As I left the shop I considered that my ten dollars had purchased a haircut and a moment in the life of a good and extraordinary man. Smith Center had the fortune of Paul’s good will for over 50 years. “Mom” had enjoyed his love and company for over 50 years. How rich the community and how rich his family. My 15 minutes in his chair were priceless. I wish I could take my grandchildren there just once. You know that tonsorial “throne”, fit for any young prince (or princess). I wonder if children’s haircuts are also nine dollars. Let’s see, that would be $90.00 plus the tip… What a bargain.
A sad update to my reflections on Paul…
2 thoughts on “Across America by Bicycle, Part 17: Kansas is not Flat”
Barb Fouts says:
Loved reading about Smith Center and the barber shop. Reminded me of my son’s first haircut at 2 years old in a very small town in No. Missouri, Martinsville, where my husband grew up and got his hair cut as a young man by the same barber, “Sam”.

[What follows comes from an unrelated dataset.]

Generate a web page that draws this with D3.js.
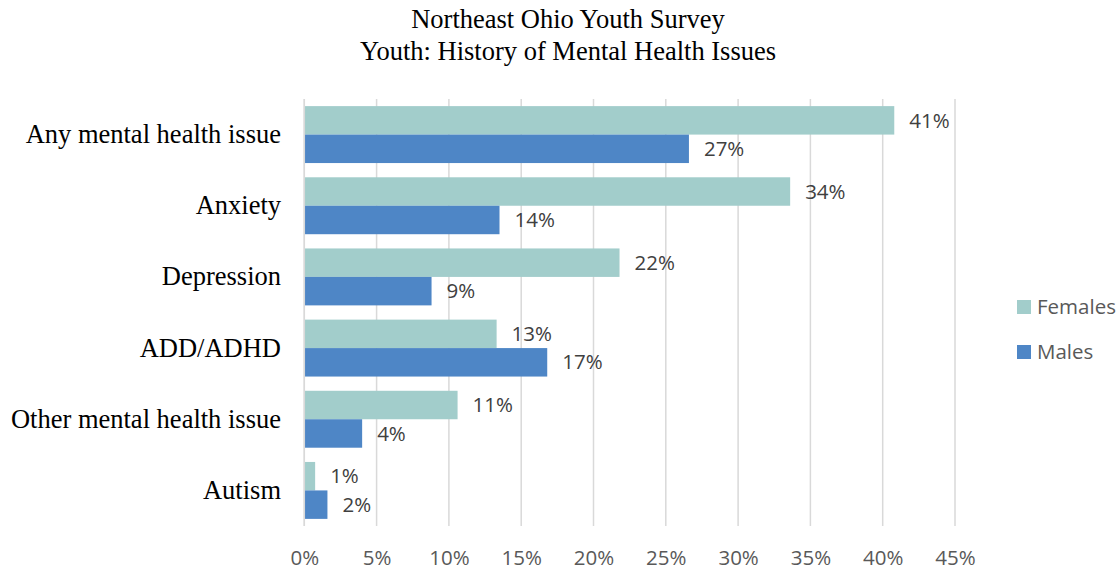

Also, when first married in 1963, we had an acrylic ice cube with a cockroach inside that we loved to slip in friends drinks! Great minds think alike!
Your descriptions of your adventures on the bike trip are wonderful as well as the photography. Thanks for sharing.
Pete Schloss says:
Thanks Barb. Isn’t it remarkable how something as seemingly insignificant as a haircut can stay with you for years?